For me and just go, just walk down the hall and I'd see a lot of my old friends and, and simply that, uh, created a lot of referrals for me, the old contacts and then sure enough, we're, we're going, I just was talking to Ed Cohn, uh, uh, last week as a matter of fact, and, and we met at Swiss. You know, Bill Kazmaier and I, we, we met originally and got our start World's Strongest Man at Swiss, [00:59:00] uh, JL.
I think I, uh, Holdsworth, uh, the first time I ever met him was at Swiss. Um, yeah, so many, uh, of the, uh, personalities anyway, and you've always been so gracious with the, uh, the, uh, meals and the get togethers we have at Swiss, it is hands down.

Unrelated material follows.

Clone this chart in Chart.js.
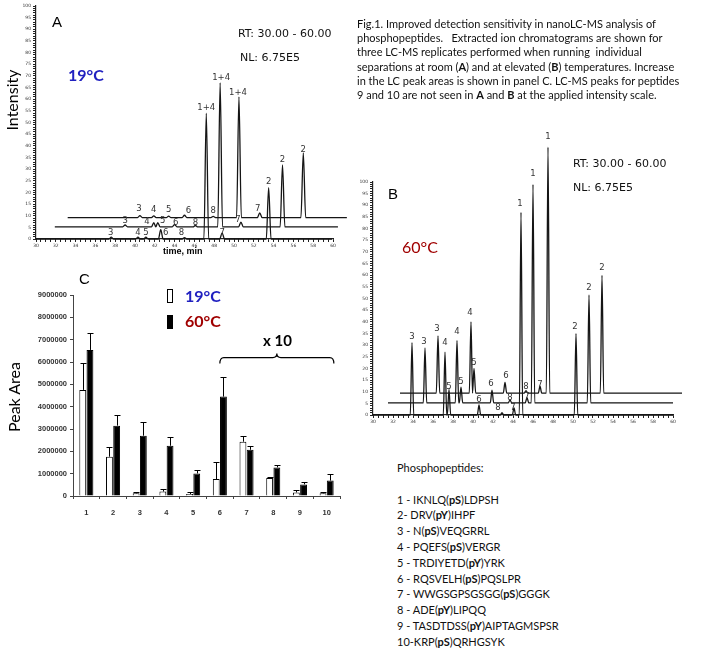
<!DOCTYPE html>
<html>
<head>
<meta charset="utf-8">
<script src="https://cdn.jsdelivr.net/npm/chart.js@4.4.0/dist/chart.umd.min.js"></script>
<style>
    body { margin: 0; background: #fff; }
    #page { position: relative; width: 708px; height: 662px; overflow: hidden; font-family: Lato, sans-serif; color: #000; }
    canvas { position: absolute; }
    .t { position: absolute; white-space: nowrap; line-height: 1; transform: translateY(-50%); }
    .rot { position: absolute; white-space: nowrap; line-height: 1; transform: translate(-50%, -50%) rotate(-90deg); }
    .rt { font-family: "DejaVu Sans", sans-serif; font-size: 11px; color: #111; }
    .panel { font-family: "Liberation Sans", Arial, sans-serif; font-size: 15px; }
    #caption { position: absolute; left: 357px; top: 17px; font-size: 11px; line-height: 14.2px; white-space: nowrap; color: #111; }
    #peptides { position: absolute; left: 397px; top: 460px; font-size: 11px; line-height: 15.8px; white-space: nowrap; color: #111; }
    .sw { position: absolute; width: 4px; height: 12px; border: 1px solid #000; }
</style>
</head>
<body>
<div id="page">
    <canvas id="chartA" width="350" height="262" style="left:0;top:0"></canvas>
    <canvas id="chartB" width="360" height="302" style="left:340px;top:130px"></canvas>
    <canvas id="chartC" width="350" height="265" style="left:0;top:262px"></canvas>

    <!-- panel A texts -->
    <div class="rot" style="left:12px;top:100px;font-size:16px">Intensity</div>
    <div class="t panel" style="left:52px;top:21px">A</div>
    <div class="t" style="left:68px;top:75px;font-size:16px;font-weight:bold;color:#2020c0">19°C</div>
    <div class="t rt" style="left:238px;top:33px">RT: 30.00 - 60.00</div>
    <div class="t rt" style="left:240px;top:57px">NL: 6.75E5</div>
    <div class="t" style="left:163px;top:251px;font:bold 9px 'Liberation Sans', Arial, sans-serif">time, min</div>

    <!-- panel B texts -->
    <div class="t panel" style="left:388px;top:193px">B</div>
    <div class="t" style="left:402px;top:247px;font-size:16px;color:#a00000">60°C</div>
    <div class="t rt" style="left:573px;top:163px">RT: 30.00 - 60.00</div>
    <div class="t rt" style="left:573px;top:187px">NL: 6.75E5</div>

    <!-- panel C texts -->
    <div class="t panel" style="left:79px;top:278px">C</div>
    <div class="rot" style="left:14px;top:397px;font-size:16px">Peak Area</div>
    <div class="sw" style="left:167px;top:289px;background:#fff"></div>
    <div class="t" id="leg19" style="left:185px;top:296px;font-size:16px;font-weight:bold;color:#2020c0"></div>
    <div class="sw" style="left:167px;top:315px;background:#000"></div>
    <div class="t" id="leg60" style="left:185px;top:321px;font-size:16px;font-weight:bold;color:#a00000"></div>
    <div class="t" style="left:263px;top:340px;font-size:15px;font-weight:bold">x 10</div>

    <div id="caption">Fig.1. Improved detection sensitivity in nanoLC-MS analysis of<br>phosphopeptides.&nbsp;&nbsp; Extracted ion chromatograms are shown for<br>three LC-MS replicates performed when running&nbsp; individual<br>separations at room (<b>A</b>) and at elevated (<b>B</b>) temperatures. Increase<br>in the LC peak areas is shown in panel C. LC-MS peaks for peptides<br>9 and 10 are not seen in <b>A</b> and <b>B</b> at the applied intensity scale.</div>

    <div id="peptides"></div>
</div>

<script>
// ---- Panel A (19 °C): three replicate chromatograms, offset on the plot ----
// each peak: [retention time, apex intensity] in plot units
const traceStartA = [30, 31.9, 33.2];
const traceEndA = [59.9, 60.5, 61.4];
const baselineA = [0, 5.2, 9.2];
const peaksA1 = [[37.6, 0.8], [40.3, 0.8], [41.1, 0.8], [42.6, 4], [45.0, 0.6], [47.2, 54], [48.8, 2.6], [53.5, 22]];
const peaksA2 = [[39.0, 6.0], [41.9, 7.0], [42.3, 7.0], [44.0, 6.2], [46.1, 5.8], [48.6, 67], [50.7, 7.2], [54.9, 31.8]];
const peaksA3 = [[40.5, 10.0], [41.9, 9.9], [43.4, 9.8], [45.0, 10.2], [47.9, 9.7], [50.5, 61], [52.6, 11.2], [57.0, 37]];
// peak labels: [time, intensity, text]
const tagsA = [
    [37.55, 2.6, '3'], [40.3, 2.6, '4'], [41.1, 2.6, '5'], [43.1, 2.6, '6'], [44.7, 2.6, '8'],
    [47.2, 56.2, '1+4'], [48.8, 2.6, '7'], [53.5, 24.5, '2'],
    [39.0, 7.7, '3'], [41.2, 7.3, '4'], [42.8, 7.7, '5'], [44.1, 6.9, '6'], [46.1, 6.9, '8'],
    [48.7, 69.1, '1+4'], [50.4, 8.2, '7'], [54.9, 33.9, '2'],
    [40.4, 12.9, '3'], [41.9, 12.4, '4'], [43.4, 12.4, '5'], [45.4, 12.0, '6'], [47.9, 12.0, '8'],
    [50.4, 62.7, '1+4'], [52.4, 12.9, '7'], [57.0, 38.2, '2']
];

// ---- Panel B (60 °C) ----
const traceStartB = [30, 31.5, 32.7];
const traceEndB = [60, 60, 60.9];
const baselineB = [0, 5.2, 9.4];
const peaksB1 = [[33.9, 31], [37.2, 27], [37.6, 11], [40.6, 4.3], [42.9, 1], [44.1, 3], [44.8, 87], [50.3, 35]];
const peaksB2 = [[35.2, 28.8], [38.4, 32], [38.8, 12], [41.9, 10.7], [43.7, 6.5], [45.4, 7.5], [46.0, 99], [51.6, 51.5]];
const peaksB3 = [[36.5, 34], [39.8, 40], [40.1, 20], [43.2, 14], [45.3, 10.5], [46.7, 12.4], [47.5, 115], [52.9, 60]];
const tagsB = [
    [33.9, 33.5, '3'], [37.2, 30.9, '4'], [37.6, 12.0, '5'], [40.6, 6.4, '6'], [42.5, 3.0, '8'],
    [44.0, 3.0, '7'], [44.7, 90.6, '1'], [50.2, 37.8, '2'],
    [35.1, 31.3, '3'], [38.4, 35.6, '4'], [38.8, 14.2, '5'], [41.8, 13.3, '6'], [43.7, 7.3, '8'],
    [45.4, 7.7, '7'], [46.0, 103.4, '1'], [51.6, 54.5, '2'],
    [36.4, 36.9, '3'], [39.7, 43.8, '4'], [40.1, 22.3, '5'], [43.3, 16.7, '6'], [45.3, 12.0, '8'],
    [46.7, 12.9, '7'], [47.5, 119.3, '1'], [52.9, 63.1, '2']
];

// ---- Panel C: LC peak areas ----
const peptideIds = ['1', '2', '3', '4', '5', '6', '7', '8', '9', '10'];
const seriesNames = ['19°C', '60°C'];
const area19 = [4750000, 1760000, 120000, 200000, 90000, 760000, 2430000, 810000, 160000, 120000];
const sd19 = [1190000, 420000, 70000, 100000, 100000, 780000, 260000, 60000, 110000, 60000];
const area60 = [6540000, 3150000, 2700000, 2250000, 1010000, 4450000, 2070000, 1280000, 520000, 690000];
const sd60 = [740000, 480000, 630000, 410000, 150000, 890000, 170000, 90000, 120000, 300000];

const peptides = [
    ['1 - IKNLQ(', 'pS', ')LDPSH'],
    ['2- DRV(', 'pY', ')IHPF'],
    ['3 - N(', 'pS', ')VEQGRRL'],
    ['4 - PQEFS(', 'pS', ')VERGR'],
    ['5 - TRDIYETD(', 'pY', ')YRK'],
    ['6 - RQSVELH(', 'pS', ')PQSLPR'],
    ['7 - WWGSGPSGSGG(', 'pS', ')GGGK'],
    ['8 - ADE(', 'pY', ')LIPQQ'],
    ['9 - TASDTDSS(', 'pY', ')AIPTAGMSPSR'],
    ['10-KRP(', 'pS', ')QRHGSYK']
];

// turn a peak table into a line: flat baseline with a narrow peak at each entry
function buildTrace(start, end, base, peaks, hw) {
    const pts = [{ x: start, y: base }];
    peaks.forEach(([t, h], i) => {
        const prev = peaks[i - 1], next = peaks[i + 1];
        const left = prev ? Math.max(t - hw, (prev[0] + t) / 2) : t - hw;
        const right = next ? Math.min(t + hw, (t + next[0]) / 2) : t + hw;
        if (left > pts[pts.length - 1].x) pts.push({ x: left, y: base });
        pts.push({ x: t, y: h });
        pts.push({ x: right, y: base });
    });
    pts.push({ x: end, y: base });
    return pts;
}

function tagPlugin(tags, font) {
    return {
        id: 'peakTags',
        afterDatasetsDraw(chart) {
            const { ctx, scales: { x, y } } = chart;
            ctx.save();
            ctx.font = font;
            ctx.fillStyle = '#333';
            ctx.textAlign = 'center';
            ctx.textBaseline = 'middle';
            tags.forEach(([t, v, s]) => ctx.fillText(s, x.getPixelForValue(t), y.getPixelForValue(v)));
            ctx.restore();
        }
    };
}

function traceDataset(points) {
    return {
        data: points,
        borderColor: '#151515',
        borderWidth: 1.3,
        pointRadius: 0,
        cubicInterpolationMode: 'monotone',
        capBezierPoints: false,
        clip: false
    };
}

function chromOptions(yWidth, padding) {
    const tickFont = { family: 'DejaVu Sans', size: 4.5 };
    return {
        responsive: false,
        animation: false,
        layout: { padding },
        plugins: { legend: { display: false }, tooltip: { enabled: false } },
        scales: {
            x: {
                type: 'linear', min: 30, max: 60,
                ticks: {
                    stepSize: 0.5, autoSkip: false, maxRotation: 0, padding: 1,
                    font: tickFont, color: '#333',
                    callback: v => (v % 2 === 0 ? String(v) : '')
                },
                grid: { drawOnChartArea: false, tickLength: 3, color: '#222' },
                border: { color: '#222', width: 1.2 },
                afterFit: s => { s.height = 10; }
            },
            y: {
                type: 'linear', min: 0, max: 100,
                ticks: {
                    stepSize: 1, autoSkip: false, padding: 2,
                    font: tickFont, color: '#333',
                    callback: v => (v % 5 === 0 ? String(v) : '')
                },
                grid: { drawOnChartArea: false, tickLength: 3, color: '#222' },
                border: { color: '#222', width: 1.2 },
                afterFit: s => { s.width = yWidth; }
            }
        }
    };
}

// Panel A
new Chart(document.getElementById('chartA'), {
    type: 'line',
    data: {
        datasets: [peaksA1, peaksA2, peaksA3].map((p, i) =>
            traceDataset(buildTrace(traceStartA[i], traceEndA[i], baselineA[i], p, 0.24)))
    },
    options: chromOptions(36, { left: 0, right: 17, top: 6, bottom: 13 }),
    plugins: [tagPlugin(tagsA, '8.5px "DejaVu Sans"')]
});

// Panel B (canvas taller than the plot so the tallest peak can rise above the axis)
new Chart(document.getElementById('chartB'), {
    type: 'line',
    data: {
        datasets: [peaksB1, peaksB2, peaksB3].map((p, i) =>
            traceDataset(buildTrace(traceStartB[i], traceEndB[i], baselineB[i], p, 0.17)))
    },
    options: chromOptions(33, { left: 0, right: 27, top: 52, bottom: 7 }),
    plugins: [tagPlugin(tagsB, '8.5px "DejaVu Sans"')]
});

// Panel C: error bars (mean + SD) and the "x 10" brace
const errorBars = {
    id: 'errorBars',
    afterDatasetsDraw(chart) {
        const { ctx, scales: { y } } = chart;
        ctx.save();
        ctx.strokeStyle = '#000';
        ctx.lineWidth = 1;
        [sd19, sd60].forEach((sd, di) => {
            const values = chart.data.datasets[di].data;
            chart.getDatasetMeta(di).data.forEach((bar, i) => {
                const top = Math.round(y.getPixelForValue(values[i] + sd[i])) + 0.5;
                const x = Math.round(bar.x) + 0.5;
                ctx.beginPath();
                ctx.moveTo(x, bar.y);
                ctx.lineTo(x, top);
                ctx.moveTo(x - 3, top);
                ctx.lineTo(x + 3, top);
                ctx.stroke();
            });
        });
        ctx.restore();
    }
};

const brace = {
    id: 'brace',
    afterDraw(chart) {
        const { ctx, scales: { x, y } } = chart;
        const cw = x.getPixelForValue(1) - x.getPixelForValue(0);
        const x1 = x.getPixelForValue(5);
        const x2 = x.getPixelForValue(9) + cw * 0.27;
        const xm = (x1 + x2) / 2;
        const yb = y.getPixelForValue(6200000);
        ctx.save();
        ctx.strokeStyle = '#000';
        ctx.lineWidth = 1.2;
        ctx.beginPath();
        ctx.moveTo(x1, yb + 6);
        ctx.quadraticCurveTo(x1, yb, x1 + 4, yb);
        ctx.lineTo(xm - 4, yb);
        ctx.quadraticCurveTo(xm, yb, xm, yb - 4);
        ctx.quadraticCurveTo(xm, yb, xm + 4, yb);
        ctx.lineTo(x2 - 4, yb);
        ctx.quadraticCurveTo(x2, yb, x2, yb + 6);
        ctx.stroke();
        ctx.restore();
    }
};

const axisFontC = { family: 'Liberation Sans', size: 7.5, weight: 'bold' };
new Chart(document.getElementById('chartC'), {
    type: 'bar',
    data: {
        labels: peptideIds,
        datasets: [
            { label: seriesNames[0], data: area19, backgroundColor: '#fff', borderColor: '#000', borderWidth: 1 },
            { label: seriesNames[1], data: area60, backgroundColor: '#000', borderColor: '#000', borderWidth: 1 }
        ]
    },
    options: {
        responsive: false,
        animation: false,
        layout: { padding: { left: 0, right: 10, top: 33, bottom: 6 } },
        datasets: { bar: { categoryPercentage: 0.54, barPercentage: 0.95 } },
        plugins: { legend: { display: false }, tooltip: { enabled: false } },
        scales: {
            x: {
                ticks: { font: axisFontC, color: '#333', padding: 9, maxRotation: 0 },
                grid: { drawOnChartArea: false, tickLength: 3, color: '#444' },
                border: { color: '#444' },
                afterFit: s => { s.height = 25; }
            },
            y: {
                min: 0, max: 9000000,
                ticks: { stepSize: 1000000, font: axisFontC, color: '#333', padding: 3, callback: v => String(v) },
                grid: { drawOnChartArea: false, tickLength: 3, color: '#444' },
                border: { color: '#444' },
                afterFit: s => { s.width = 73; }
            }
        }
    },
    plugins: [errorBars, brace]
});

document.getElementById('leg19').textContent = seriesNames[0];
document.getElementById('leg60').textContent = seriesNames[1];

document.getElementById('peptides').innerHTML = 'Phosphopeptides:<br><br>' +
    peptides.map(([a, p, b]) => `${a}<b>${p}</b>${b}`).join('<br>');
</script>
</body>
</html>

The best meeting I've ever, uh, been to. That means a lot to me, you know, especially coming from you, because, you know, I hold you in such high esteem, and, you know, to get, you know, that, um, kind words, it really means a lot, you know, to my heart.
And, uh, you know what? I look forward to seeing you soon again at, uh, the Live Swiss, and, um, hopefully we can, uh, inspire more people to, uh, really, really raise the level and, uh, really become good at what they're doing. And I think that's what people are going to be really looking forward to. So again, I thank you.
Okay. Can't wait. Can can't wait anyway. Take [01:00:00] care, brother. Great to see you. You too. Thank you. Bye bye. Bye.